* start *
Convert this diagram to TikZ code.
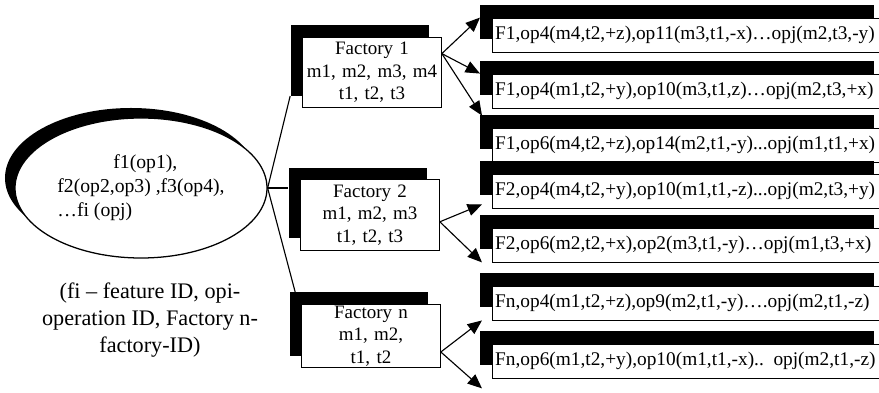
\documentclass[tikz,border=0pt]{standalone}
\usepackage{fontspec}
\setmainfont{Liberation Serif}
\usetikzlibrary{arrows.meta,calc,shapes.geometric,shadows}

\begin{document}
\begin{tikzpicture}[>={Triangle[length=3.6mm,width=3mm]},line width=0.8pt,
  feat/.style={draw,ellipse,fill=white,line width=0.9pt,minimum width=6.3cm,minimum height=3.5cm,inner sep=0pt,
    align=left,font=\fontsize{14}{17}\selectfont,
    general shadow={fill=black,shadow xshift=-0.25cm,shadow yshift=0.25cm}},
  fact/.style={draw,fill=white,line width=0.6pt,text width=3.4cm,inner sep=1pt,align=center,minimum height=1.76cm,
    font=\fontsize{13.5}{16}\selectfont,
    general shadow={fill=black,shadow xshift=-0.3cm,shadow yshift=0.3cm}},
  plan/.style={draw,fill=white,line width=0.6pt,text width=9.7cm,inner xsep=2pt,inner ysep=0pt,align=left,
    minimum height=0.85cm,anchor=west,font=\fontsize{13.75}{16}\selectfont,
    general shadow={fill=black,shadow xshift=-0.3cm,shadow yshift=0.33cm}}]
  \useasboundingbox (0,0) rectangle (21.975,-9.825);

  \node[feat] (e) at (3.525,-4.7)
     {\hspace*{1.4cm}f1(op1),\\f2(op2,op3) ,f3(op4),\\\ldots fi (opj)};
  \node[align=center,font=\fontsize{15.8}{19}\selectfont] (key) at (3.75,-8.0)
     {(fi -- feature ID, opi-\\operation ID, Factory n-\\factory-ID)};

  \node[fact] (f1) at (9.3,-1.81) {Factory 1\\m1, m2, m3, m4\\t1, t2, t3};
  \node[fact] (f2) at (9.25,-5.375) {Factory 2\\m1, m2, m3\\t1, t2, t3};
  \node[fact,minimum height=1.55cm] (fn) at (9.275,-8.4) {Factory n\\m1, m2,\\t1, t2};

  \node[plan] (o1) at (12.3,-0.875) {F1,op4(m4,t2,+z),op11(m3,t1,-x)\ldots opj(m2,t3,-y)};
  \node[plan] (o2) at (12.3,-2.275) {F1,op4(m1,t2,+y),op10(m3,t1,z)\ldots opj(m2,t3,+x)};
  \node[plan] (o3) at (12.3,-3.625) {F1,op6(m4,t2,+z),op14(m2,t1,-y)...opj(m1,t1,+x)};
  \node[plan] (o4) at (12.3,-4.775) {F2,op4(m4,t2,+y),op10(m1,t1,-z)...opj(m2,t3,+y)};
  \node[plan] (o5) at (12.3,-6.125) {F2,op6(m2,t2,+x),op2(m3,t1,-y)\ldots opj(m1,t3,+x)};
  \node[plan] (o6) at (12.3,-7.575) {Fn,op4(m1,t2,+z),op9(m2,t1,-y)\ldots.opj(m2,t1,-z)};
  \node[plan] (o7) at (12.3,-9.025) {Fn,op6(m1,t2,+y),op10(m1,t1,-x).. opj(m2,t1,-z)};

  \draw (e.east) -- ([shift={(-0.3,0.3)}]f1.south west);
  \draw (e.east) -- ($(e.east -| f2.west)+(-0.3,0)$);
  \draw (e.east) -- ([shift={(-0.15,0.3)}]fn.north west);

  \draw[->] ([yshift=0.47cm]f1.east) -- ([xshift=-0.3cm]o1.north west);
  \draw[->] ([yshift=0.47cm]f1.east) -- ([xshift=-0.3cm]o2.north west);
  \draw[->] ([yshift=0.47cm]f1.east) -- ([shift={(-0.25,0.3)}]o3.north west);
  \draw[->] ([yshift=-0.17cm]f2.east) -- ([shift={(-0.25,0.1)}]o4.south west);
  \draw[->] ([yshift=-0.17cm]f2.east) -- ([xshift=-0.25cm]o5.south west);
  \draw[->] ([yshift=-0.4cm]fn.east) -- ([xshift=-0.25cm]o6.south west);
  \draw[->] ([yshift=-0.4cm]fn.east) -- ([shift={(-0.25,-0.25)}]o7.south west);
\end{tikzpicture}
\end{document}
* end *
Required work: Look at the listing and set down only the lines from its start through the line with "(o7) at (12.3,-9.025)", word for word and without pictures.

Written answer:
Convert this diagram to TikZ code.
\documentclass[tikz,border=0pt]{standalone}
\usepackage{fontspec}
\setmainfont{Liberation Serif}
\usetikzlibrary{arrows.meta,calc,shapes.geometric,shadows}

\begin{document}
\begin{tikzpicture}[>={Triangle[length=3.6mm,width=3mm]},line width=0.8pt,
  feat/.style={draw,ellipse,fill=white,line width=0.9pt,minimum width=6.3cm,minimum height=3.5cm,inner sep=0pt,
    align=left,font=\fontsize{14}{17}\selectfont,
    general shadow={fill=black,shadow xshift=-0.25cm,shadow yshift=0.25cm}},
  fact/.style={draw,fill=white,line width=0.6pt,text width=3.4cm,inner sep=1pt,align=center,minimum height=1.76cm,
    font=\fontsize{13.5}{16}\selectfont,
    general shadow={fill=black,shadow xshift=-0.3cm,shadow yshift=0.3cm}},
  plan/.style={draw,fill=white,line width=0.6pt,text width=9.7cm,inner xsep=2pt,inner ysep=0pt,align=left,
    minimum height=0.85cm,anchor=west,font=\fontsize{13.75}{16}\selectfont,
    general shadow={fill=black,shadow xshift=-0.3cm,shadow yshift=0.33cm}}]
  \useasboundingbox (0,0) rectangle (21.975,-9.825);

  \node[feat] (e) at (3.525,-4.7)
     {\hspace*{1.4cm}f1(op1),\\f2(op2,op3) ,f3(op4),\\\ldots fi (opj)};
  \node[align=center,font=\fontsize{15.8}{19}\selectfont] (key) at (3.75,-8.0)
     {(fi -- feature ID, opi-\\operation ID, Factory n-\\factory-ID)};

  \node[fact] (f1) at (9.3,-1.81) {Factory 1\\m1, m2, m3, m4\\t1, t2, t3};
  \node[fact] (f2) at (9.25,-5.375) {Factory 2\\m1, m2, m3\\t1, t2, t3};
  \node[fact,minimum height=1.55cm] (fn) at (9.275,-8.4) {Factory n\\m1, m2,\\t1, t2};

  \node[plan] (o1) at (12.3,-0.875) {F1,op4(m4,t2,+z),op11(m3,t1,-x)\ldots opj(m2,t3,-y)};
  \node[plan] (o2) at (12.3,-2.275) {F1,op4(m1,t2,+y),op10(m3,t1,z)\ldots opj(m2,t3,+x)};
  \node[plan] (o3) at (12.3,-3.625) {F1,op6(m4,t2,+z),op14(m2,t1,-y)...opj(m1,t1,+x)};
  \node[plan] (o4) at (12.3,-4.775) {F2,op4(m4,t2,+y),op10(m1,t1,-z)...opj(m2,t3,+y)};
  \node[plan] (o5) at (12.3,-6.125) {F2,op6(m2,t2,+x),op2(m3,t1,-y)\ldots opj(m1,t3,+x)};
  \node[plan] (o6) at (12.3,-7.575) {Fn,op4(m1,t2,+z),op9(m2,t1,-y)\ldots.opj(m2,t1,-z)};
  \node[plan] (o7) at (12.3,-9.025) {Fn,op6(m1,t2,+y),op10(m1,t1,-x).. opj(m2,t1,-z)};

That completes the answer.